_Exercise requirements_
Output, please, exactly those lines of the listing that come before the line with "plt.rcParams['font.family'] = ['Liberation", along with that line itself.

_Available records_
--- Start ---

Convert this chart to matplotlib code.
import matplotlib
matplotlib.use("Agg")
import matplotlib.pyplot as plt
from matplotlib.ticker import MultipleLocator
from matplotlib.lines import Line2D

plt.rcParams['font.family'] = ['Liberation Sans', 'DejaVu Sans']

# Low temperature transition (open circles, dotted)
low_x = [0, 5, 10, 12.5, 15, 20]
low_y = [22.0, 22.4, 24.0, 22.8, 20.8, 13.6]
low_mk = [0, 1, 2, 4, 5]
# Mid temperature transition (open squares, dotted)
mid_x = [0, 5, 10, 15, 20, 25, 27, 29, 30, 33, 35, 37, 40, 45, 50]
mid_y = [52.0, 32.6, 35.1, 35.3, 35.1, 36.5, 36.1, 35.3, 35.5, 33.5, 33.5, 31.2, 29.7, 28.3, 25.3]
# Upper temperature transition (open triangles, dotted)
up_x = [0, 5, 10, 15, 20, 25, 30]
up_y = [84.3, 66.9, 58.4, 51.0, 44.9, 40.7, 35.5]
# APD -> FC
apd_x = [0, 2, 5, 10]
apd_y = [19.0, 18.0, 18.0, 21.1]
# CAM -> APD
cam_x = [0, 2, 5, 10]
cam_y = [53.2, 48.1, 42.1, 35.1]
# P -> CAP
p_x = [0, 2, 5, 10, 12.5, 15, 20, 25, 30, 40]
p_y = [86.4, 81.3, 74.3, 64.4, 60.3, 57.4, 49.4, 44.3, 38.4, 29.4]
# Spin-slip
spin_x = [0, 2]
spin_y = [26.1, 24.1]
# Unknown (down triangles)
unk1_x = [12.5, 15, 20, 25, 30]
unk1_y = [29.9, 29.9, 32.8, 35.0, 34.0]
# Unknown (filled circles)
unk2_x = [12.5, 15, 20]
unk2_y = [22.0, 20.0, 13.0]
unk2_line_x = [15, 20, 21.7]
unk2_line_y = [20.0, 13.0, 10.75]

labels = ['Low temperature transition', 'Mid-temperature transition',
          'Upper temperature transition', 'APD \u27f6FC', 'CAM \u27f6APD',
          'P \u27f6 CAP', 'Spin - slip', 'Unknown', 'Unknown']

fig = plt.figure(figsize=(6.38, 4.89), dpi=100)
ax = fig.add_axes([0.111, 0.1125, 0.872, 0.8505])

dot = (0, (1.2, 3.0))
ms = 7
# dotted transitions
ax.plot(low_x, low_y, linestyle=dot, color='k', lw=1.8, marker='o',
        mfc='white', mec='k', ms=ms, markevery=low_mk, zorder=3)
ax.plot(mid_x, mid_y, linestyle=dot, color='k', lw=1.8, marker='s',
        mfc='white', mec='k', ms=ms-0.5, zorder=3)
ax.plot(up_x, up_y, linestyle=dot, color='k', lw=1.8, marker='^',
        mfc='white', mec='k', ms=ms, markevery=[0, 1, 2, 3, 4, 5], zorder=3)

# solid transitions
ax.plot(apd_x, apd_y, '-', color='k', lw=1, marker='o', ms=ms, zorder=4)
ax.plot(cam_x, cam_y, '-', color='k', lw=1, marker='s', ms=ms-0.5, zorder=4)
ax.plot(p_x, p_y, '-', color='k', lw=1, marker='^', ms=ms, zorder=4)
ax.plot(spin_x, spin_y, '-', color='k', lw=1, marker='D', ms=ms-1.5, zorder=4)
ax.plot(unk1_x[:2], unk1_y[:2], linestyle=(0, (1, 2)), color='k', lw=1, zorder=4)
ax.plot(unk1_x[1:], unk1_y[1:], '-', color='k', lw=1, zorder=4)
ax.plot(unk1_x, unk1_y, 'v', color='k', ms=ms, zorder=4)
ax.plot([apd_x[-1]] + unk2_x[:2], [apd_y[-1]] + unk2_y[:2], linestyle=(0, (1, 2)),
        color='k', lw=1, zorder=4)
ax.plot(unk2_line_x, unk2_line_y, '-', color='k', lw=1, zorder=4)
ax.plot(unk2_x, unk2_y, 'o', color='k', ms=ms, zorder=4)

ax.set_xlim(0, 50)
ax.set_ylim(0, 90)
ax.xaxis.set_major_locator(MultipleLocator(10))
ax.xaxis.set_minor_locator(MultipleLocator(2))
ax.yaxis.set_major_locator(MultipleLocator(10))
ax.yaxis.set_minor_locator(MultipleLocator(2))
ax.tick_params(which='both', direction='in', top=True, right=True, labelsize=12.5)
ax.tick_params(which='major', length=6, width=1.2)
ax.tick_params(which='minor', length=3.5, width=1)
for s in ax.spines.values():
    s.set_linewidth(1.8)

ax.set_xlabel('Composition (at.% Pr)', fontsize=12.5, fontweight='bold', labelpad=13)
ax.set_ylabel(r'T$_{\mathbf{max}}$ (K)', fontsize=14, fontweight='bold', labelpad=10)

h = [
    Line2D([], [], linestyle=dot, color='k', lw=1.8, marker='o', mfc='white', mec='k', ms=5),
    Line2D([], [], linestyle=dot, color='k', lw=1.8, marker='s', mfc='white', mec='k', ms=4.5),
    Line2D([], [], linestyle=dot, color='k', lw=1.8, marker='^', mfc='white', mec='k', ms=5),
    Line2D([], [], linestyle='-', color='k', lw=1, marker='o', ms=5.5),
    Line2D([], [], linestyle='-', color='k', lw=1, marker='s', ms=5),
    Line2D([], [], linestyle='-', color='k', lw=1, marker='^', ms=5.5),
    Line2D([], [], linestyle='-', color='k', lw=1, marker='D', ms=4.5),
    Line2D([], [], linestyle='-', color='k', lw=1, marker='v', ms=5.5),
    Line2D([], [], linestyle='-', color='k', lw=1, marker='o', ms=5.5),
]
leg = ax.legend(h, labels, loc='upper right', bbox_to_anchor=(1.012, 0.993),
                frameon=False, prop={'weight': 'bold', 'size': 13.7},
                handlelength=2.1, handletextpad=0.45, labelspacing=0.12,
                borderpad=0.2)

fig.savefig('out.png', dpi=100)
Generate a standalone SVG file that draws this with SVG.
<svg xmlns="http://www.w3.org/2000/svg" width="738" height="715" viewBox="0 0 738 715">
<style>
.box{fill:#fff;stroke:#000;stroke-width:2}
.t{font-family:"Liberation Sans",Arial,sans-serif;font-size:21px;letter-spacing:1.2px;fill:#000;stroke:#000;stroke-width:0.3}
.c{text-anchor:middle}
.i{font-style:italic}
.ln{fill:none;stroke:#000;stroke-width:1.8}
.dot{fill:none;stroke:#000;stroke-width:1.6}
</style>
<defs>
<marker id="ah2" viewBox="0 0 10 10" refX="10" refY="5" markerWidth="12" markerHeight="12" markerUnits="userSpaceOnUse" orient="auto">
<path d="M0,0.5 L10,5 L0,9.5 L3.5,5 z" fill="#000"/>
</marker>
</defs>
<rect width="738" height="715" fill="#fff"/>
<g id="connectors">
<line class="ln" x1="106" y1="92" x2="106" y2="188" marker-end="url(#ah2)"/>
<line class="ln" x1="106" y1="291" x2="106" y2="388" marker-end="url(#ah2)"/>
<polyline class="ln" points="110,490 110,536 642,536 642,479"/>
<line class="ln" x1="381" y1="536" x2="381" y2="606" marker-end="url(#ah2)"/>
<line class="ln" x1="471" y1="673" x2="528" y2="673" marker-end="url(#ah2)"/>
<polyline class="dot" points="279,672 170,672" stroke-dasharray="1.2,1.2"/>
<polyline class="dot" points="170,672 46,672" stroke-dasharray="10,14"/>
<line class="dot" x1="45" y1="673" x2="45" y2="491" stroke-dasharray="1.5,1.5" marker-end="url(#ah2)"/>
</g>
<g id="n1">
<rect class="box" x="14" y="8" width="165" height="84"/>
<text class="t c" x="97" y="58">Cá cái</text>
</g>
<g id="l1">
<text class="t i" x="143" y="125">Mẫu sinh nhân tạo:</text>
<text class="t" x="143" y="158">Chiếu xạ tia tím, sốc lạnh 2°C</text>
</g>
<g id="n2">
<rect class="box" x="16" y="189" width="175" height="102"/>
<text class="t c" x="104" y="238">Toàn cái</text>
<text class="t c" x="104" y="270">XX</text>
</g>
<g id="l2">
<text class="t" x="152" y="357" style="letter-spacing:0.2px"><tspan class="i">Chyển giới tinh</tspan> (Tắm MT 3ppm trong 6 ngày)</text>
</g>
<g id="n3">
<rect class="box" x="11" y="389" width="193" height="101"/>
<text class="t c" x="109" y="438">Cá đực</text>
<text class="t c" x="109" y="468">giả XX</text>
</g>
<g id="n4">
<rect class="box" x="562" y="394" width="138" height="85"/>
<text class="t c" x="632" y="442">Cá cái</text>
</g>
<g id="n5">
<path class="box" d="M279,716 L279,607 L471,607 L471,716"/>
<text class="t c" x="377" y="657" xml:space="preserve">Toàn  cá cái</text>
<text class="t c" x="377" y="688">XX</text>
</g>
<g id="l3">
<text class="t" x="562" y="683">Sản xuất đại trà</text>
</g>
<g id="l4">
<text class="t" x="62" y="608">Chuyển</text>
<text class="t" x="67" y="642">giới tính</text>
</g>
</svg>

--- End ---

_Solution to this task_
Convert this chart to matplotlib code.
import matplotlib
matplotlib.use("Agg")
import matplotlib.pyplot as plt
from matplotlib.ticker import MultipleLocator
from matplotlib.lines import Line2D

plt.rcParams['font.family'] = ['Liberation Sans', 'DejaVu Sans']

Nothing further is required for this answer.